__Stored rows__:
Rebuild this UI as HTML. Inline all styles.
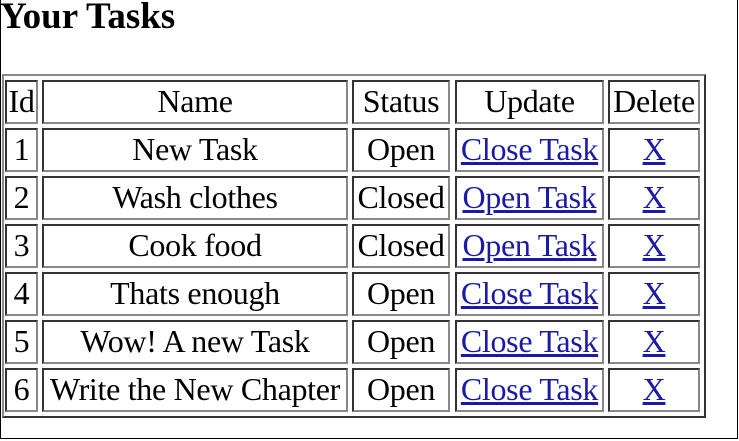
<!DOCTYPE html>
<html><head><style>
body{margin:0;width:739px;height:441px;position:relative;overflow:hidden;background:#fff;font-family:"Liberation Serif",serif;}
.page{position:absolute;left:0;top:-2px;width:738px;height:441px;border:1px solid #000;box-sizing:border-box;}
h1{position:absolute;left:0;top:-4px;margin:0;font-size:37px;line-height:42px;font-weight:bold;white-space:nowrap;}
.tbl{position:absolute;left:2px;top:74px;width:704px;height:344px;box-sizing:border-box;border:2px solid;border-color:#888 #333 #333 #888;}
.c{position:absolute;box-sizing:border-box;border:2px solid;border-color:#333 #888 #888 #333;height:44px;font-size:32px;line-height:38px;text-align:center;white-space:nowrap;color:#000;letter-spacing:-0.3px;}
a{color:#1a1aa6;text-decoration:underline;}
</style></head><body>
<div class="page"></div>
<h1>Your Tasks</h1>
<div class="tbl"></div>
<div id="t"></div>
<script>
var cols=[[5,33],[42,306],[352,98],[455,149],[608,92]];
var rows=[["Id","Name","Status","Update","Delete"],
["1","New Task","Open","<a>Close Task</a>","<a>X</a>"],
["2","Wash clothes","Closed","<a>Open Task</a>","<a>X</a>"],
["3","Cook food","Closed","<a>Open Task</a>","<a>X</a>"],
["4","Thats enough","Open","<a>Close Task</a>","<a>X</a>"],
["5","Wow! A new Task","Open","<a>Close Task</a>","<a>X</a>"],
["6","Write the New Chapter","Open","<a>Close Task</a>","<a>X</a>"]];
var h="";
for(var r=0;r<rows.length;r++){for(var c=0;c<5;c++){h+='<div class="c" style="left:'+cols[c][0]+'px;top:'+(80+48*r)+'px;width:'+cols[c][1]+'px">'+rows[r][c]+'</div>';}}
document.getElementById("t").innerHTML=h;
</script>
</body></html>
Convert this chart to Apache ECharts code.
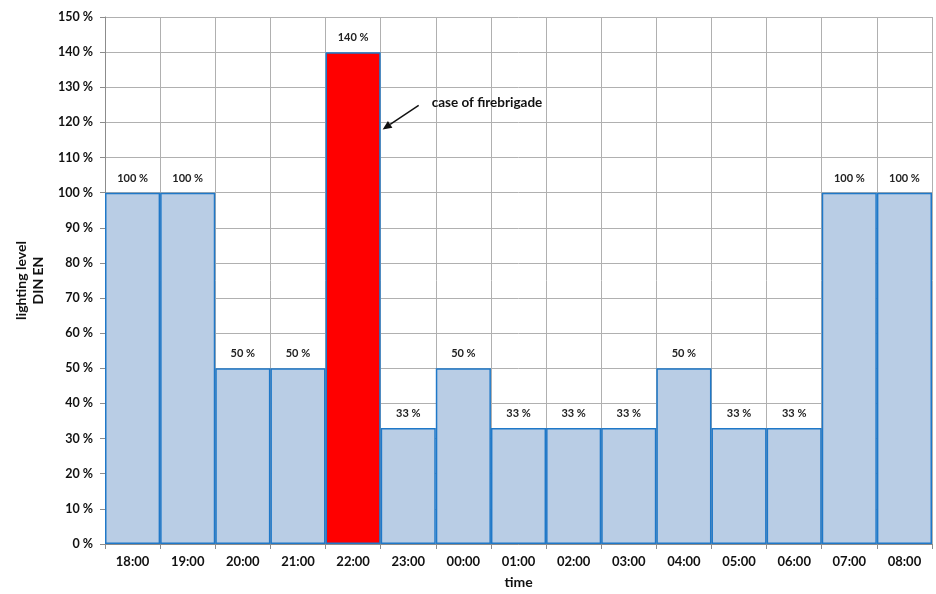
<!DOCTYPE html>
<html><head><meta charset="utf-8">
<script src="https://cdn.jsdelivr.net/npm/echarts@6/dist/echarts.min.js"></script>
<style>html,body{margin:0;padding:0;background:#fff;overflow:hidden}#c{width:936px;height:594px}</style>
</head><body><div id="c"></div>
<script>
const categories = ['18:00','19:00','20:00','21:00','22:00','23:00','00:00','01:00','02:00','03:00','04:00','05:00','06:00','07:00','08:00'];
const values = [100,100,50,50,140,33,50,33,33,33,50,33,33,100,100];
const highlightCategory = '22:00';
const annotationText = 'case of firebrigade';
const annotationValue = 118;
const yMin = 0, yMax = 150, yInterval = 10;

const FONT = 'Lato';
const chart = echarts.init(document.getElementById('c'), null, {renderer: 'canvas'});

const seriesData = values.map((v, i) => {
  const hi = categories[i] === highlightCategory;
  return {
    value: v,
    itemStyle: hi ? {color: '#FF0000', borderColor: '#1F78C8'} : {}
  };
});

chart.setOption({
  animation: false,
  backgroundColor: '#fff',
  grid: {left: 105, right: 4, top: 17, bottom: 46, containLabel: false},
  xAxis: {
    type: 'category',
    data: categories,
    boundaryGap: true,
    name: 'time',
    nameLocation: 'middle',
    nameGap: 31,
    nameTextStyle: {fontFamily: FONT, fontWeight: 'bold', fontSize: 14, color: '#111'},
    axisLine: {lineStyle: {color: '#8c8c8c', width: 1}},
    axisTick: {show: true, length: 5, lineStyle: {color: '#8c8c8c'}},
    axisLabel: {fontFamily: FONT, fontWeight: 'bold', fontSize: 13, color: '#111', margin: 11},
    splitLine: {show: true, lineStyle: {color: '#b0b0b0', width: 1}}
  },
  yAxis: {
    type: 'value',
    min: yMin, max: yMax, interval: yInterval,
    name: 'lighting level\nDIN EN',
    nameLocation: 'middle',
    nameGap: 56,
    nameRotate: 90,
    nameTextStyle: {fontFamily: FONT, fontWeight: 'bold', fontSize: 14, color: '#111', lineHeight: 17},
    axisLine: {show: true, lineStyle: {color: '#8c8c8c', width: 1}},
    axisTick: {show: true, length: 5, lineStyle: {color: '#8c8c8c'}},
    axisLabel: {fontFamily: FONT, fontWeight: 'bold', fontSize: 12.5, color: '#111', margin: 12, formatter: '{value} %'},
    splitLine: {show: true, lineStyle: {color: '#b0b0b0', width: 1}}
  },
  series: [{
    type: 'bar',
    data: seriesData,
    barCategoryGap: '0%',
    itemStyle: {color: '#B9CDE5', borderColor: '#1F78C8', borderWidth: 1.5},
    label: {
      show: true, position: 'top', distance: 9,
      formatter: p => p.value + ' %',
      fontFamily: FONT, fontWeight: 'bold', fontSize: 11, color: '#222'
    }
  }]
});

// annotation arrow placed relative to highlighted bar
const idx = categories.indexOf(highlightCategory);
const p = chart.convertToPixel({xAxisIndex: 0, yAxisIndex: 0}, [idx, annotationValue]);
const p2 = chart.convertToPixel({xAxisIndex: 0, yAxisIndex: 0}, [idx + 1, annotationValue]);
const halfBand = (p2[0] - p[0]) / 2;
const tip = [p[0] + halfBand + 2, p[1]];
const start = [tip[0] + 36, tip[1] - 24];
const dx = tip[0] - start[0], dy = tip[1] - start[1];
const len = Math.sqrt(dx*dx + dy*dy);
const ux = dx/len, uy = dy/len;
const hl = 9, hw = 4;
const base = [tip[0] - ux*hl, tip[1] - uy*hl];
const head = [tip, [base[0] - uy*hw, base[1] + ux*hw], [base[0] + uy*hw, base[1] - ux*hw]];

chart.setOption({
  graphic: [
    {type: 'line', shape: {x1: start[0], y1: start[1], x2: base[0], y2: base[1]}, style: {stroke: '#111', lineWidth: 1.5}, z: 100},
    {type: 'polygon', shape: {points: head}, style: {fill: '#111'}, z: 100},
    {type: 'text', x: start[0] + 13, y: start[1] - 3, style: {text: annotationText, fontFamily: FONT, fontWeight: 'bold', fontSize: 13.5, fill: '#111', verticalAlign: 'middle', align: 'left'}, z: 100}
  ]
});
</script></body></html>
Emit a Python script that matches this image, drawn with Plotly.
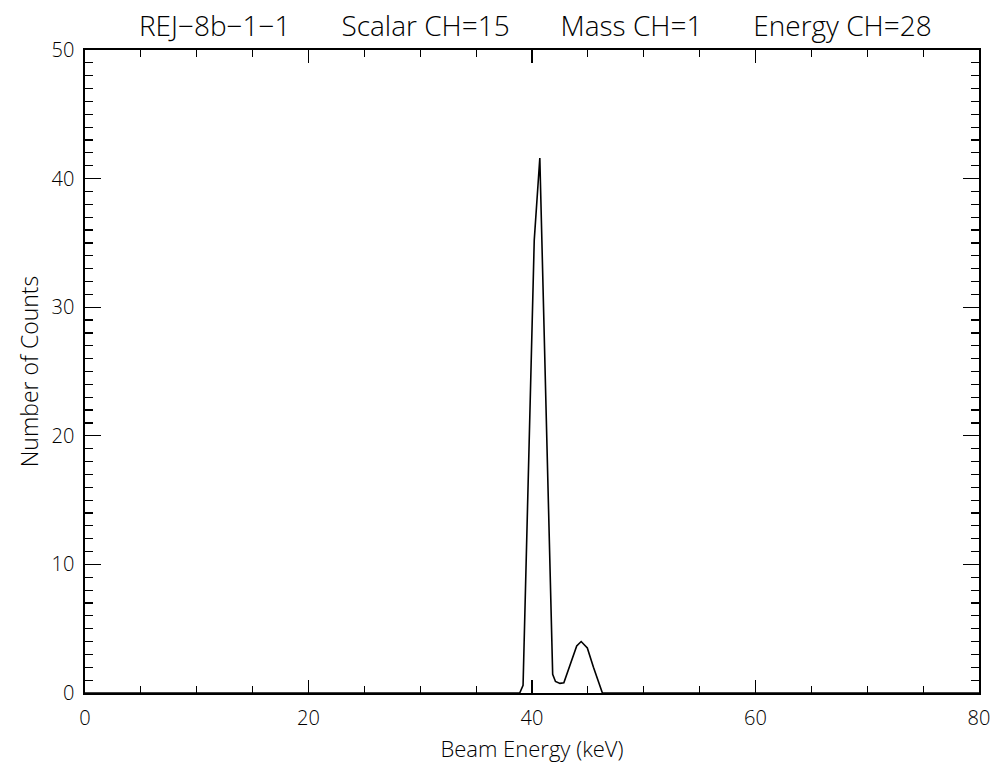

__What you are asked to do__: Every entry above needs to be retyped exactly; drop the pictures.

__Complete response__:
Rebuild this UI as HTML. Inline all styles.
<!DOCTYPE html>
<html><head><style>
body{margin:0;width:739px;height:441px;position:relative;overflow:hidden;background:#fff;font-family:"Liberation Serif",serif;}
.page{position:absolute;left:0;top:-2px;width:738px;height:441px;border:1px solid #000;box-sizing:border-box;}
h1{position:absolute;left:0;top:-4px;margin:0;font-size:37px;line-height:42px;font-weight:bold;white-space:nowrap;}
.tbl{position:absolute;left:2px;top:74px;width:704px;height:344px;box-sizing:border-box;border:2px solid;border-color:#888 #333 #333 #888;}
.c{position:absolute;box-sizing:border-box;border:2px solid;border-color:#333 #888 #888 #333;height:44px;font-size:32px;line-height:38px;text-align:center;white-space:nowrap;color:#000;letter-spacing:-0.3px;}
a{color:#1a1aa6;text-decoration:underline;}
</style></head><body>
<div class="page"></div>
<h1>Your Tasks</h1>
<div class="tbl"></div>
<div id="t"></div>
<script>
var cols=[[5,33],[42,306],[352,98],[455,149],[608,92]];
var rows=[["Id","Name","Status","Update","Delete"],
["1","New Task","Open","<a>Close Task</a>","<a>X</a>"],
["2","Wash clothes","Closed","<a>Open Task</a>","<a>X</a>"],
["3","Cook food","Closed","<a>Open Task</a>","<a>X</a>"],
["4","Thats enough","Open","<a>Close Task</a>","<a>X</a>"],
["5","Wow! A new Task","Open","<a>Close Task</a>","<a>X</a>"],
["6","Write the New Chapter","Open","<a>Close Task</a>","<a>X</a>"]];
var h="";
for(var r=0;r<rows.length;r++){for(var c=0;c<5;c++){h+='<div class="c" style="left:'+cols[c][0]+'px;top:'+(80+48*r)+'px;width:'+cols[c][1]+'px">'+rows[r][c]+'</div>';}}
document.getElementById("t").innerHTML=h;
</script>
</body></html>
Convert this chart to Apache ECharts code.
<!DOCTYPE html>
<html><head><meta charset="utf-8">
<script src="https://cdn.jsdelivr.net/npm/echarts@6/dist/echarts.min.js"></script>
<style>html,body{margin:0;padding:0;background:#fff;overflow:hidden}#c{width:936px;height:594px}</style>
</head><body><div id="c"></div>
<script>
const categories = ['18:00','19:00','20:00','21:00','22:00','23:00','00:00','01:00','02:00','03:00','04:00','05:00','06:00','07:00','08:00'];
const values = [100,100,50,50,140,33,50,33,33,33,50,33,33,100,100];
const highlightCategory = '22:00';
const annotationText = 'case of firebrigade';
const annotationValue = 118;
const yMin = 0, yMax = 150, yInterval = 10;

const FONT = 'Lato';
const chart = echarts.init(document.getElementById('c'), null, {renderer: 'canvas'});

const seriesData = values.map((v, i) => {
  const hi = categories[i] === highlightCategory;
  return {
    value: v,
    itemStyle: hi ? {color: '#FF0000', borderColor: '#1F78C8'} : {}
  };
});

chart.setOption({
  animation: false,
  backgroundColor: '#fff',
  grid: {left: 105, right: 4, top: 17, bottom: 46, containLabel: false},
  xAxis: {
    type: 'category',
    data: categories,
    boundaryGap: true,
    name: 'time',
    nameLocation: 'middle',
    nameGap: 31,
    nameTextStyle: {fontFamily: FONT, fontWeight: 'bold', fontSize: 14, color: '#111'},
    axisLine: {lineStyle: {color: '#8c8c8c', width: 1}},
    axisTick: {show: true, length: 5, lineStyle: {color: '#8c8c8c'}},
    axisLabel: {fontFamily: FONT, fontWeight: 'bold', fontSize: 13, color: '#111', margin: 11},
    splitLine: {show: true, lineStyle: {color: '#b0b0b0', width: 1}}
  },
  yAxis: {
    type: 'value',
    min: yMin, max: yMax, interval: yInterval,
    name: 'lighting level\nDIN EN',
    nameLocation: 'middle',
    nameGap: 56,
    nameRotate: 90,
    nameTextStyle: {fontFamily: FONT, fontWeight: 'bold', fontSize: 14, color: '#111', lineHeight: 17},
    axisLine: {show: true, lineStyle: {color: '#8c8c8c', width: 1}},
    axisTick: {show: true, length: 5, lineStyle: {color: '#8c8c8c'}},
    axisLabel: {fontFamily: FONT, fontWeight: 'bold', fontSize: 12.5, color: '#111', margin: 12, formatter: '{value} %'},
    splitLine: {show: true, lineStyle: {color: '#b0b0b0', width: 1}}
  },
  series: [{
    type: 'bar',
    data: seriesData,
    barCategoryGap: '0%',
    itemStyle: {color: '#B9CDE5', borderColor: '#1F78C8', borderWidth: 1.5},
    label: {
      show: true, position: 'top', distance: 9,
      formatter: p => p.value + ' %',
      fontFamily: FONT, fontWeight: 'bold', fontSize: 11, color: '#222'
    }
  }]
});

// annotation arrow placed relative to highlighted bar
const idx = categories.indexOf(highlightCategory);
const p = chart.convertToPixel({xAxisIndex: 0, yAxisIndex: 0}, [idx, annotationValue]);
const p2 = chart.convertToPixel({xAxisIndex: 0, yAxisIndex: 0}, [idx + 1, annotationValue]);
const halfBand = (p2[0] - p[0]) / 2;
const tip = [p[0] + halfBand + 2, p[1]];
const start = [tip[0] + 36, tip[1] - 24];
const dx = tip[0] - start[0], dy = tip[1] - start[1];
const len = Math.sqrt(dx*dx + dy*dy);
const ux = dx/len, uy = dy/len;
const hl = 9, hw = 4;
const base = [tip[0] - ux*hl, tip[1] - uy*hl];
const head = [tip, [base[0] - uy*hw, base[1] + ux*hw], [base[0] + uy*hw, base[1] - ux*hw]];

chart.setOption({
  graphic: [
    {type: 'line', shape: {x1: start[0], y1: start[1], x2: base[0], y2: base[1]}, style: {stroke: '#111', lineWidth: 1.5}, z: 100},
    {type: 'polygon', shape: {points: head}, style: {fill: '#111'}, z: 100},
    {type: 'text', x: start[0] + 13, y: start[1] - 3, style: {text: annotationText, fontFamily: FONT, fontWeight: 'bold', fontSize: 13.5, fill: '#111', verticalAlign: 'middle', align: 'left'}, z: 100}
  ]
});
</script></body></html>
Emit a Python script that matches this image, drawn with Plotly.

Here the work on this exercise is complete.